Il y a quelques années que nous avons perdu en France un physicien de réputation, nommé Privât des Molières. Cet homme célèbre a vieilli dans l’Académie des sciences sans arriver à la pension qu’obtiennent les autres académiciens presque à tour de rôle. Il prétendit que ce malheur lui venait de ce qu’il croyait en Dieu ; M. de Fontenelle en accusait son excessive laideur : « S’il y a quelque endroit, disait-il, où l’on ne doive pas faire attention à la physionomie, c’est sans doute dans l’Académie des sciences ; cependant, ajoutait-il en montrant le bonhomme Privât, on y regarde. »

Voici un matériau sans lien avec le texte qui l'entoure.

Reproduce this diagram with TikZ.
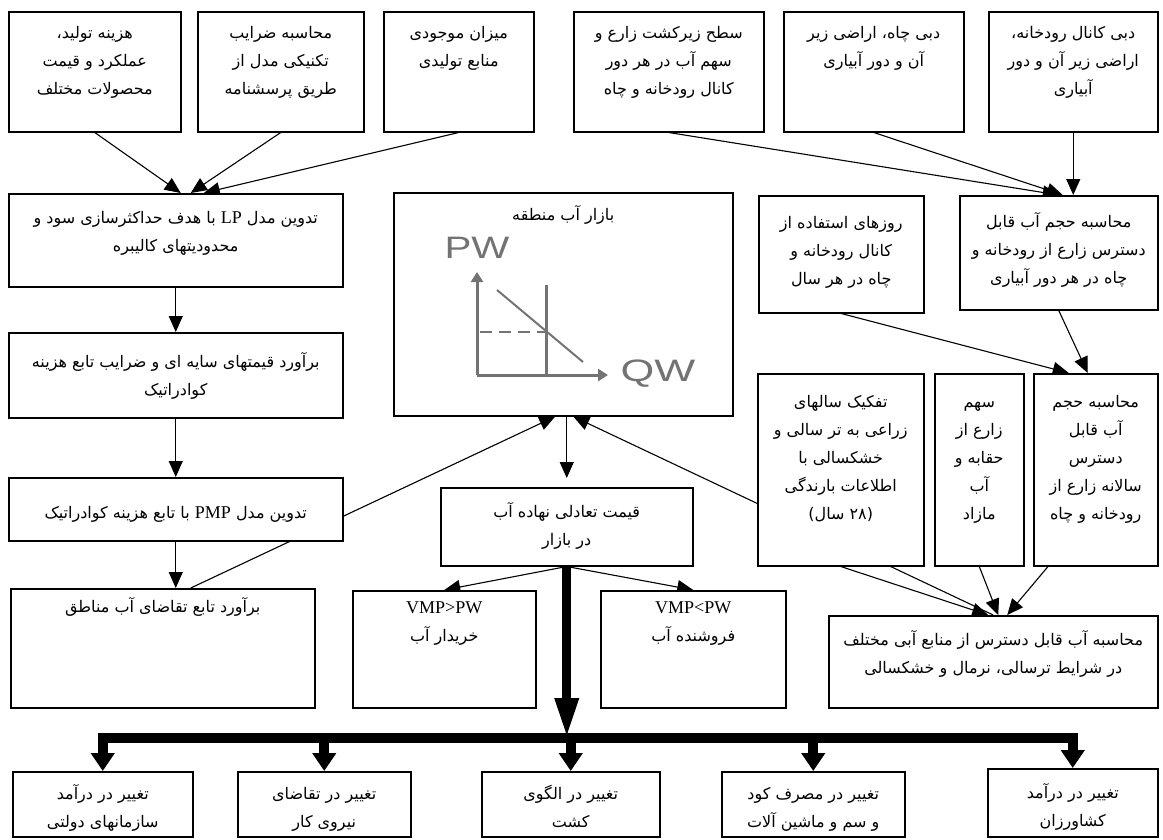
\documentclass[tikz,border=0pt]{standalone}
\usepackage{fontspec}
\setmainfont{Liberation Serif}
\newfontfamily\farsifont[Script=Arabic]{DejaVu Sans}
\newfontfamily\axisfont{Liberation Sans}
\usetikzlibrary{arrows.meta,backgrounds}
\TeXXeTstate=1

% one right-to-left line, and a latin word inside it
\newcommand{\rtlline}[1]{\beginR#1\endR}
\newcommand{\latinword}[1]{\beginL{\rmfamily\fontsize{18}{28}\selectfont #1}\endL}
% text of a box: first baseline, width, height, lines
\newcommand{\boxtext}[4][27pt]{\parbox[c][#3][t]{#2}{\centering\rule{0pt}{#1}#4}}

\begin{document}
\begin{tikzpicture}[
    x=1pt, y=-1pt,
    >={Triangle[length=16pt,width=14pt]},
    box/.style={
        draw,
        line width=1.5pt,
        fill=white,
        inner sep=0pt,
        anchor=north west,
        font=\farsifont\fontsize{16}{28}\selectfont
    },
    link/.style={->, line width=1.1pt},
    thick link/.style={-{Triangle[length=18pt,width=23pt]}, line width=10pt},
    curve/.style={black!55, line width=3pt},
    axislabel/.style={font=\axisfont\fontsize{31}{31}\selectfont, text=black!55, inner sep=0pt}
]
    \useasboundingbox (0,0) rectangle (1163,839);

    % ردیف بالا: داده ها
    \node[box] (cost) at (8,11) {\boxtext{172pt}{120pt}{\rtlline{هزینه تولید،}\\\rtlline{عملکرد و قیمت}\\\rtlline{محصولات مختلف}}};
    \node[box] (coef) at (197,11) {\boxtext{166pt}{120pt}{\rtlline{محاسبه ضرایب}\\\rtlline{تکنیکی مدل از}\\\rtlline{طریق پرسشنامه}}};
    \node[box] (resource) at (383,11) {\boxtext{150pt}{120pt}{\rtlline{میزان موجودی}\\\rtlline{منابع تولیدی}}};
    \node[box] (area) at (573,11) {\boxtext{190pt}{120pt}{\rtlline{سطح زیرکشت زارع و}\\\rtlline{سهم آب در هر دور}\\\rtlline{کانال رودخانه و چاه}}};
    \node[box] (well) at (783,11) {\boxtext{180pt}{120pt}{\rtlline{دبی چاه، اراضی زیر}\\\rtlline{آن و دور آبیاری}}};
    \node[box] (canal) at (988,11) {\boxtext{169pt}{120pt}{\rtlline{دبی کانال رودخانه،}\\\rtlline{اراضی زیر آن و دور}\\\rtlline{آبیاری}}};

    % ستون چپ: مدل
    \node[box] (lp) at (8,193) {\boxtext[30pt]{334pt}{93pt}{\rtlline{تدوین مدل \latinword{LP} با هدف حداکثرسازی سود و}\\\rtlline{محدودیتهای کالیبره}}};
    \node[box] (shadow) at (8,332) {\boxtext[35pt]{334pt}{85pt}{\rtlline{برآورد قیمتهای سایه ای و ضرایب تابع هزینه}\\\rtlline{کوادراتیک}}};
    \node[box] (pmp) at (8,477) {\boxtext[41pt]{334pt}{63pt}{\rtlline{تدوین مدل \latinword{PMP} با تابع هزینه کوادراتیک}}};
    \node[box] (demand) at (10,588) {\boxtext[24pt]{304pt}{119pt}{\rtlline{برآورد تابع تقاضای آب مناطق}}};

    % وسط: بازار
    \node[box] (market) at (393,192) {\boxtext[28pt]{339pt}{223pt}{\rtlline{بازار آب منطقه}}};
    \node[box] (price) at (440,487) {\boxtext[30pt]{252pt}{78pt}{\rtlline{قیمت تعادلی نهاده آب}\\\rtlline{در بازار}}};
    \node[box] (buyer) at (352,590) {\boxtext[23pt]{183pt}{117pt}{\latinword{VMP>PW}\\\rtlline{خریدار آب}}};
    \node[box] (seller) at (600,590) {\boxtext[23pt]{185pt}{117pt}{\latinword{VMP<PW}\\\rtlline{فروشنده آب}}};

    % ستون راست: آب قابل دسترس
    \node[box] (days) at (758,195) {\boxtext[33pt]{165pt}{117pt}{\rtlline{روزهای استفاده از}\\\rtlline{کانال رودخانه و}\\\rtlline{چاه در هر سال}}};
    \node[box] (vol) at (959,195) {\boxtext[32pt]{198pt}{114pt}{\rtlline{محاسبه حجم آب قابل}\\\rtlline{دسترس زارع از رودخانه و}\\\rtlline{چاه در هر دور آبیاری}}};
    \node[box] (split) at (757,373) {\boxtext[34pt]{166pt}{192pt}{\rtlline{تفکیک سالهای}\\\rtlline{زراعی به تر سالی و}\\\rtlline{خشکسالی با}\\\rtlline{اطلاعات بارندگی}\\\rtlline{(۲۸ سال)}}};
    \node[box] (share) at (934,373) {\boxtext[34pt]{89pt}{192pt}{\rtlline{سهم}\\\rtlline{زارع از}\\\rtlline{حقابه و}\\\rtlline{آب}\\\rtlline{مازاد}}};
    \node[box] (annual) at (1033,373) {\boxtext[34pt]{124pt}{192pt}{\rtlline{محاسبه حجم}\\\rtlline{آب قابل}\\\rtlline{دسترس}\\\rtlline{سالانه زارع از}\\\rtlline{رودخانه و چاه}}};
    \node[box] (avail) at (828,615) {\boxtext[30pt]{329pt}{92pt}{\rtlline{محاسبه آب قابل دسترس از منابع آبی مختلف}\\\rtlline{در شرایط ترسالی، نرمال و خشکسالی}}};

    % ردیف پایین: اثرات
    \node[box] (gov) at (12,771) {\boxtext[28pt]{180pt}{65pt}{\rtlline{تغییر در درآمد}\\\rtlline{سازمانهای دولتی}}};
    \node[box] (labor) at (237,771) {\boxtext[28pt]{173pt}{65pt}{\rtlline{تغییر در تقاضای}\\\rtlline{نیروی کار}}};
    \node[box] (pattern) at (481,771) {\boxtext[28pt]{178pt}{65pt}{\rtlline{تغییر در الگوی}\\\rtlline{کشت}}};
    \node[box] (input) at (721,771) {\boxtext[28pt]{183pt}{65pt}{\rtlline{تغییر در مصرف کود}\\\rtlline{و سم و ماشین آلات}}};
    \node[box] (farmer) at (987,768) {\boxtext[30pt]{170pt}{68pt}{\rtlline{تغییر در درآمد}\\\rtlline{کشاورزان}}};

    % نمودار بازار
    \draw[curve, -{Triangle[length=10pt,width=12pt]}] (477,375) -- (477,272);
    \draw[curve, -{Triangle[length=10pt,width=12pt]}] (477,375) -- (608,375);
    \draw[curve] (546,285) -- (546,375);
    \draw[curve, line width=2.5pt, dash pattern=on 12pt off 7pt] (480,332) -- (546,332);
    \draw[curve, line width=2pt] (497,290) -- (583,362);
    \node[axislabel] (pw) at (477,248) {\scalebox{1.3}[1]{PW}};
    \node[axislabel] (qw) at (658,374) {\scalebox{1.4}[1]{QW}};

    % پیکانها
    \begin{scope}[on background layer]
        \draw[link] (cost.south) -- ([xshift=5pt]lp.north);
        \draw[link] (coef.south) -- ([xshift=15pt]lp.north);
        \draw[link] (resource.south) -- ([xshift=28pt]lp.north);
        \draw[link] (area.south) -- (vol.north);
        \draw[link] (well.south) -- ([xshift=4pt]vol.north);
        \draw[link] (canal.south) -- (canal.south |- vol.north);

        \draw[link] (lp) -- (shadow);
        \draw[link] (shadow) -- (pmp);
        \draw[link] (pmp.south) -- (pmp.south |- demand.north);
        \draw[link] ([xshift=28pt]demand.north) -- ([xshift=-8pt]market.south);

        \draw[link, shorten >=9pt] (price.north |- market.south) -- (price.north);
        \draw[link] (price.south) -- (buyer.north);
        \draw[link] (price.south) -- (seller.north);

        \draw[link] (days.south) -- ([xshift=-27pt]annual.north);
        \draw[link] (vol.south) -- ([xshift=-8pt]annual.north);
        \draw[link] (split.south) -- ([xshift=-5pt]avail.north);
        \draw[link] (share.south) -- ([xshift=5pt]avail.north);
        \draw[link] ([xshift=15pt]annual.south west) -- ([xshift=14pt]avail.north);
        \draw[link] (avail.north) -- ([xshift=10pt]market.south);
    \end{scope}

    % پیکانهای ضخیم
    \coordinate (bus) at (0,738);
    \draw[-{Triangle[length=40pt,width=22pt]}, line width=9pt] (price.south) -- (price.south |- bus);
    \draw[line width=10pt] ([xshift=-5pt]gov.north |- bus) -- ([xshift=5pt]farmer.north |- bus);
    \foreach \n in {gov,labor,pattern,input,farmer}
        \draw[thick link] (\n.north |- bus) -- (\n.north);
\end{tikzpicture}
\end{document}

Le neveu de ce physicien, appelé Privât de Fontanilles, vient de publier un poëme épique de près de cinq mille vers. Cet ouvrage est intitulé Malte ou l’Isle-Adam[1]. Le sujet en est simple : Philippe de Villiers de l’Isle-Adam, Français de nation, dernier grand-maître de Rhodes, quitte cette île pour s’aller établir dans une autre contrée. Après de longues traverses, il aborde en Italie et fixe les débris et la résidence de son ordre dans l’île de Malte, dont il devient le premier grand-maître.

Tout ce qui fait le fond des poëmes anciens et modernes se trouve dans celui-ci. Vous y verrez l’intervention des dieux, le ciel et l’enfer en mouvement, l’amour et les actions héroïques des deux, tout le merveilleux, enfin, qui convient à ce genre de poésie. L’auteur a réussi aussi bien qu’on le puisse sans esprit et sans génie. Son sujet est bien envisagé et bien distribué ; ses pensées naturelles mais communes, sa versification exacte mais sans coloris, ses images ressemblantes mais sans grâce. Cet auteur est sage et ennuyeux. Combien de gens réunissent ces deux qualités dans la société aussi bien que dans les ouvrages !

— Le nouvel opéra, intitulé Nais, continue à essuyer des contradictions. Les médisants veulent qu’il soit redevable du

  1. Paris, 1749, in-8.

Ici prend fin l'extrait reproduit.